[Public Papers of the Presidents of the United States: William J. Clinton (1998, Book I)]
[June 29, 1998]
[Page 1090]
[From the U.S. Government Publishing Office www.gpo.gov]

[[Page 1090]]

Remarks at the Beijing University Library
June 29, 1998

    Thank you very much. Well, first, let me thank all of you for coming 
out to see us on such a nice, warm day. [Laughter] I thank President 
Chen, Vice President Ren, 
Professor Chi, Senator Akaka and the Members of Congress who are here, and all the 
members of the university community who have made my wife and our 
daughter and our whole delegation feel so very welcome today.
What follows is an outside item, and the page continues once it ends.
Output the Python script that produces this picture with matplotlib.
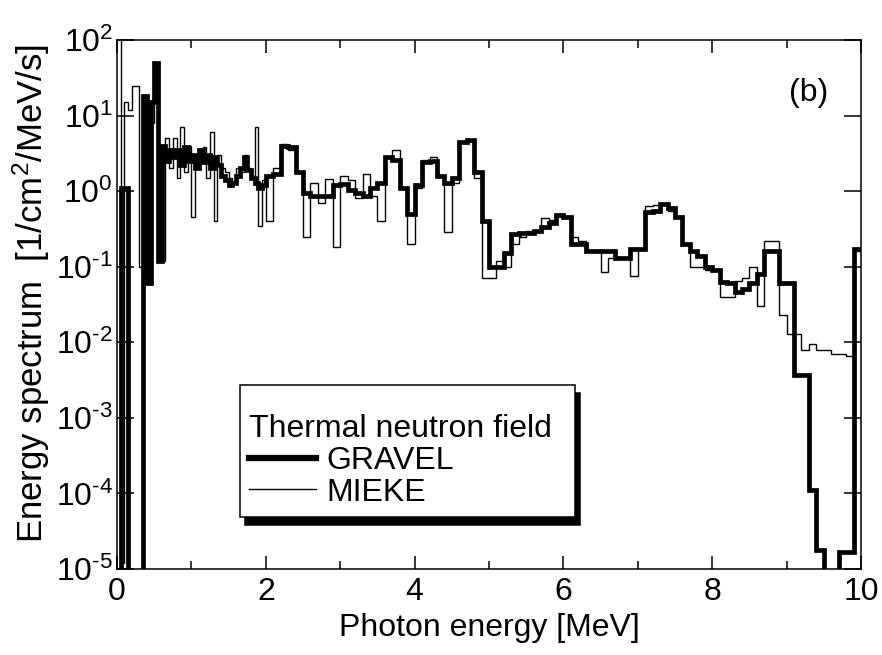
import numpy as np
import matplotlib
matplotlib.use("Agg")
import matplotlib.pyplot as plt
from matplotlib.lines import Line2D
from matplotlib.patches import Rectangle

plt.rcParams["font.family"] = ["Liberation Sans", "DejaVu Sans"]
plt.rcParams["mathtext.fontset"] = "custom"
plt.rcParams["mathtext.rm"] = "Liberation Sans"
plt.rcParams["mathtext.it"] = "Liberation Sans:italic"

# bin edges: 0.05 MeV wide below 2 MeV, 0.1 MeV wide above
edges = np.round(np.concatenate([np.arange(0, 2, 0.05), np.arange(2, 10.001, 0.1)]), 3)

# spectra [1/cm2/MeV/s], one value per bin
gravel_low = [1e-6, 1.1, 1.1, 1e-6, 1e-6, 1e-6, 1e-6, 18, 0.06, 15,
              50, 0.12, 4.0, 2.5, 3.5, 2.8, 3.5, 2.2, 3.8, 2.5,
              3.0, 2.0, 3.5, 2.4, 3.0, 2.0, 2.8, 2.2, 1.6, 1.4,
              1.2, 1.3, 1.6, 2.0, 2.8, 1.9, 1.5, 1.3, 1.1, 1.2]
gravel_high = [1.6, 1.7, 4.0, 3.8, 1.8, 0.95, 0.85, 0.85, 0.85, 1.2,
               1.25, 1.05, 0.95, 0.85, 1.1, 1.3, 2.8, 2.6, 1.1, 0.5,
               1.2, 2.4, 2.5, 1.6, 1.3, 1.5, 4.5, 4.7, 1.8, 0.4,
               0.1, 0.1, 0.15, 0.27, 0.28, 0.28, 0.3, 0.34, 0.38, 0.48,
               0.45, 0.2, 0.2, 0.16, 0.16, 0.16, 0.16, 0.13, 0.13, 0.17,
               0.17, 0.53, 0.55, 0.68, 0.6, 0.45, 0.2, 0.16, 0.14, 0.1,
               0.09, 0.063, 0.06, 0.047, 0.05, 0.06, 0.08, 0.16, 0.16, 0.06,
               0.06, 0.0037, 0.0037, 1.1e-4, 1.8e-5, 1e-6, 1e-6, 1.7e-5, 1.7e-5, 0.17]

mieke_low = [300, 1.2e-5, 15, 12, 25, 25, 0.1, 10, 0.3, 8,
             30, 4.0, 0.12, 5.0, 2.0, 5.0, 1.5, 7.0, 1.8, 4.0,
             0.45, 3.0, 2.5, 3.8, 1.5, 6.0, 0.4, 3.0, 2.0, 1.8,
             1.5, 1.3, 2.0, 1.8, 3.0, 2.0, 1.6, 7.0, 0.35, 1.4]
mieke_high = [0.4, 2.0, 4.2, 3.5, 1.8, 0.25, 1.3, 0.7, 1.45, 0.18,
              1.6, 1.4, 0.8, 1.7, 0.85, 0.4, 2.8, 3.5, 1.1, 0.2,
              1.1, 2.6, 2.85, 1.6, 0.29, 1.3, 4.5, 4.8, 1.5, 0.07,
              0.07, 0.12, 0.1, 0.2, 0.25, 0.3, 0.3, 0.44, 0.42, 0.5,
              0.45, 0.25, 0.22, 0.16, 0.16, 0.085, 0.13, 0.13, 0.13, 0.075,
              0.17, 0.63, 0.65, 0.7, 0.55, 0.45, 0.2, 0.1, 0.1, 0.09,
              0.09, 0.04, 0.04, 0.065, 0.07, 0.1, 0.03, 0.22, 0.22, 0.023,
              0.013, 0.013, 0.008, 0.0095, 0.008, 0.008, 0.007, 0.007, 0.0066, 0.16]

gravel = np.array(gravel_low + gravel_high)
mieke = np.array(mieke_low + mieke_high)

fig = plt.figure(figsize=(8.82, 6.55), dpi=100)
ax = fig.add_axes([0.1327, 0.1313, 0.8435, 0.8076])

ax.stairs(mieke, edges, baseline=None, color="black", lw=1.0)
ax.stairs(gravel, edges, baseline=None, color="black", lw=3.4)

ax.set_yscale("log")
ax.set_xlim(0, 10)
ax.set_ylim(1e-5, 1e2)
ax.set_xticks(range(0, 11, 2))
ax.set_xticks(range(1, 10, 2), minor=True)
ax.set_yticks([10.0 ** k for k in range(-5, 3)])
ylabels = []
for k in range(-5, 3):
    if k < 0:
        ylabels.append(r"$\mathregular{10^{\text{-}%d}}$" % (-k))
    else:
        ylabels.append(r"$\mathregular{10^{%d}}$" % k)
ax.set_yticklabels(ylabels)
ax.yaxis.set_minor_locator(matplotlib.ticker.NullLocator())

for s in ax.spines.values():
    s.set_linewidth(1.1)
ax.tick_params(axis="both", which="both", direction="in", top=True, right=True,
               width=1.1, labelsize=23)
ax.tick_params(axis="x", which="major", length=9.4, pad=6)
ax.tick_params(axis="x", which="minor", length=5.8)
ax.tick_params(axis="y", which="major", length=12, pad=3)

ax.set_xlabel("Photon energy [MeV]", fontsize=23, labelpad=4)
ax.set_ylabel(r"Energy spectrum  [1/cm$^2$/MeV/s]", fontsize=25)
ax.yaxis.set_label_coords(-0.087, 0.52)

ax.text(0.929, 0.90, "(b)", transform=ax.transAxes, fontsize=23,
        ha="center", va="center")

# legend box with a solid black drop shadow
ax.add_patch(Rectangle((0.172, 0.083), 0.4507, 0.249, transform=ax.transAxes,
                       facecolor="black", edgecolor="black", lw=1.1,
                       zorder=4, clip_on=False))
ax.add_patch(Rectangle((0.1653, 0.098), 0.4507, 0.249, transform=ax.transAxes,
                       facecolor="white", edgecolor="black", lw=1.1,
                       zorder=4.5, clip_on=False))

handles = [Line2D([], [], color="black", lw=4.5), Line2D([], [], color="black", lw=1.0)]
leg = ax.legend(handles, ["GRAVEL", "MIEKE"], title="Thermal neutron field",
                title_fontsize=23, fontsize=23, loc="lower left",
                bbox_to_anchor=(0.165, 0.098), borderaxespad=0, frameon=False,
                alignment="left", handlelength=2.1, handletextpad=0.3,
                labelspacing=0.05, borderpad=0.3)
leg.set_zorder(5)

fig.savefig("out.png", dpi=100)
Thank you 
very much.
    Now, when Senator Akaka said that some people thought of ``Beida'' 
as the Harvard of China--[laughter]--all of us Americans who did not go 
to Harvard were thinking, perhaps Harvard was the ``Beida'' of the 
United States.
    You know, political leaders of my generation talk a lot about the 
future and the 21st century, but it is you, the students who are here, 
who will live in it and who must build it. A child born today will not 
even remember the 20th century. Indeed, a child born today may think of 
people like me as relics of an ancient dynasty. [Laughter] Americans----
    Audience member. Hillary!
    The President. ----including that one--[laughter]--want to work with 
China to help build this future, a future of security and prosperity, a 
future in which we clean up the world's environment instead of destroy 
it, a future in which we advance education and dignity and freedom for 
all people.
    As a small token of our respect and in honor of your centennial, we 
are donating over 500 reference books to the library of ``Beida.'' 
[Applause] Thank you. Xie xie. [Laughter] Through the U.S. Information 
Agency, we have selected some of the best volumes in our history and 
literature, along with encyclopedias and dictionaries on every subject 
related to the United States. And my wife and I have added, personally, 
two books which we wrote: her book, 
``It Takes A Village,'' and mine, ``Between Hope and History.'' And I'd 
like to present them to the President at this moment.
    Now, if you're trying to decide which one to read first, I should 
tell you that in America her book sold a lot more copies than mine did. 
    We are proud of our historic relationship with this university. I 
hope these books will help to further our friendship for another 
generation. I hope, too, that more and more Americans will come to China 
to study and more and more young Chinese will go to America to study.
    Every day I must be preoccupied with the world's problems, but I 
believe a lot of the world's problems would be quickly solved if the 
world's young people were permitted to live together and learn together 
and serve together. You can set the standard, and I hope you will.
    Next week our young country will celebrate its 222d birthday. It is 
a time of year when we Americans stop to reflect on the many blessings 
we enjoy, on the ideals of our Founders to provide life, liberty, and 
the opportunity to pursue happiness to all people. It is a time when we 
measure our progress and try to honestly assess our continuing problems, 
when we take pride in our history but also resolve to keep working on 
it. For history is not just something to be studied at university. 
History is always unfolding. Here it is unfolding. And I believe a large 
part of the next chapter in America's history will be its partnership 
with the new China.
    China, too, is always rebuilding itself. Of course, your foundations 
are deeper than ours; our entire history could fit into one of your 
longer dynasties. [Laughter] But from different starting points we are 
working toward a common destiny of peace and prosperity and, I hope, of 
lifting the level of freedom and dignity not only for all our own people 
but for others throughout the world.
    China is a very old country, but thanks to you, to your idealism, to 
your spirit, and to your future, it will remain forever young.
    Thank you very much.

Note: The President spoke at 12:19 p.m. on the Library Lawn. In his 
remarks, he referred to Chen Jia-er, president, Ren Yan-shen, university 
council chairman, and Chi Hui-sheng, vice president, Beijing University.